10 responses to “CNNA talks open space, Pollinator Pathway; learns park pesticides ‘all but stopped’”

  1. Joe

    We haven’t seen honeybees on our clover for years. We just see bumblebees and little waspy looking flies instead.

    Something is seriously wrong.

    I think it’s because of too much pesticides AND too much fertilizers.

    Unless you’re a farmer working a real farm, you shouldn’t be using either except for an occasional squirt of Raid for roaches and wasps and termite protection for your house.

    We haven’t watered or fertilized our half acre lawns for 25 years and we still have 3 or 4 species of healthy lawn grass.

    And I take the time to physically pull weeds. It’s fun and good exercise. And we work our own lawns. No illegal foreign semi slaves working on our properties!

  2. Joe

    We nourish our lawns by using a small Black and Decker lawnmower that mulches the grass cuttings automatically.

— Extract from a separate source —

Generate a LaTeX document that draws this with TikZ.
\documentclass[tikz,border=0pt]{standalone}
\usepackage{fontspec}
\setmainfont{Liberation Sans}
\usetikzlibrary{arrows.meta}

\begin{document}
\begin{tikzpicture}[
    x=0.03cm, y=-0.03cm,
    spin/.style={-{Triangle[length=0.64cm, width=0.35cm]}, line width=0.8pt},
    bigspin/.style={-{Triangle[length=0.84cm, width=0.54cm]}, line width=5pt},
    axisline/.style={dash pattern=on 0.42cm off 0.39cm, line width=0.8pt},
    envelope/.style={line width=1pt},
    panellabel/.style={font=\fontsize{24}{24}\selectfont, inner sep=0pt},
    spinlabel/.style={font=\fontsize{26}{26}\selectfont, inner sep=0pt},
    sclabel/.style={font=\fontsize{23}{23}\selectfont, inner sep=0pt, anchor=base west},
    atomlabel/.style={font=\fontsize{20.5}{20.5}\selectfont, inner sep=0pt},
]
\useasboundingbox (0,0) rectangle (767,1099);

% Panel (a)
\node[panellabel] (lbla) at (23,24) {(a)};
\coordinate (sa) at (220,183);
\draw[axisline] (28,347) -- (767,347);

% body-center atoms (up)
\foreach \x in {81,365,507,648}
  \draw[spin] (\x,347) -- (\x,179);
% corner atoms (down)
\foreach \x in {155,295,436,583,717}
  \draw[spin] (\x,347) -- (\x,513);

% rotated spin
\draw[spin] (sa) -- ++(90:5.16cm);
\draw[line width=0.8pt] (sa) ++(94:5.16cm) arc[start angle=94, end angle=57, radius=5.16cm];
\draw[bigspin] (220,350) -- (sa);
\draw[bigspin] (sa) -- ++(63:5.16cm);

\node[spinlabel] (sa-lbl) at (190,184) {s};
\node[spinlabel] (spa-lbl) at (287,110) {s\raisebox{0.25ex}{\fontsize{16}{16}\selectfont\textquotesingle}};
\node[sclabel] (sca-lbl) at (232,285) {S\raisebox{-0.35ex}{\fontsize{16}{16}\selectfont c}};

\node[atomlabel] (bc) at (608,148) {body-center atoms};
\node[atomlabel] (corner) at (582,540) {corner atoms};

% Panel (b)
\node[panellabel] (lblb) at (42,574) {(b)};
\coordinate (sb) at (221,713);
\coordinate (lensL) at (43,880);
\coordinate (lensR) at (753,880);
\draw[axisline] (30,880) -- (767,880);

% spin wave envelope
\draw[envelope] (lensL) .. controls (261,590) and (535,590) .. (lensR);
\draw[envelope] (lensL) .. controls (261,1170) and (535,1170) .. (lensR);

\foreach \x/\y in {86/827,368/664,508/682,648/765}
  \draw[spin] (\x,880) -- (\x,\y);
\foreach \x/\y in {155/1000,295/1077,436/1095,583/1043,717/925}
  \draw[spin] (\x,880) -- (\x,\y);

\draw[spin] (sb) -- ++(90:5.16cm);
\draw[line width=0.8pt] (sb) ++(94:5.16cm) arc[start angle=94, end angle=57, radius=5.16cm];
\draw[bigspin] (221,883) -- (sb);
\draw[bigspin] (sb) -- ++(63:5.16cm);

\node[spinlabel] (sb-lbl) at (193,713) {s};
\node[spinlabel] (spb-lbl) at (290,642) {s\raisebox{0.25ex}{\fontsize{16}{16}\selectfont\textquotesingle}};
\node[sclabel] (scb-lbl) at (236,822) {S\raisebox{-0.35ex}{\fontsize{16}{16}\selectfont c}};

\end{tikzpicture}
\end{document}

    The mulcher instantaneously nourishes our grass so we don’t need any fertilizer.

    And we have way more birds and animals feeding on our lawn than our neighbors who use “professional” lawn care companies. It’s true.

  3. Mitch Adis

    My lawn looks wonderful! Why? Fertilizer and pesticides! That’s why.

  4. Ron Morris

    My lawn looks wonderful! with just rain water

  5. Tysen Canevari

    My lawn looks great because I fertilize it. We dont have a problem wiwth ticks because I spray for them. Cmon people. The organic trail doesnt work or we would all follow it. Joke

  6. Piberman

    Pesticides keep flowing down the Norwalk River into the Sound where citizens swim and fish as homeowners north and south keep spreading the pesticides on their lawns just like years and years ago. What’s different is now have signs indicating homeowners are spreading pesticides ! As if the signs help.

  7. PIBerman

    Why not ban pesticides ? Especially when they flow into the Sound down the Norwalk River.
    Where City residents fish and bath. Could save lives.

  8. SDey

    Is anyone concerned with children playing regularly on pesticide treated playing fields? Monsanto has lost several cases and is being sued by many more who have been harmed by glyphosphates. One would think parents would say something.

  9. Tysen Canevari

    the gentleman that contacted cancer from round up was applying it daily in high dosages on a golf course. The United States government doesnt have a ban on it. I always wondered why you think playing on a fertilized field will be dangerous? Its like thinking you will get HIV if you shake Magic Johnsons hand.
    Silly

  10. SDey

    Tyson, you silly goose! The couple who were awarded $2 billion in the latest lawsuit that has been won against Monsanto were not using it everyday. The “mountain of evidence showing Monsanto’s manipulation of science, the media and regulatory agencies to forward their own agenda despite Roundup’s severe harm to the animal kingdom and humankind” was enough to convince the jury that their non-Hodgkins lymphoma (Round Up’s cancer of choice) was caused by it use.

    They certainly weren’t running around on it several times a week. But you keep up the good fight for the corporates who care only about the bottom line. I’m sure they appreciate it.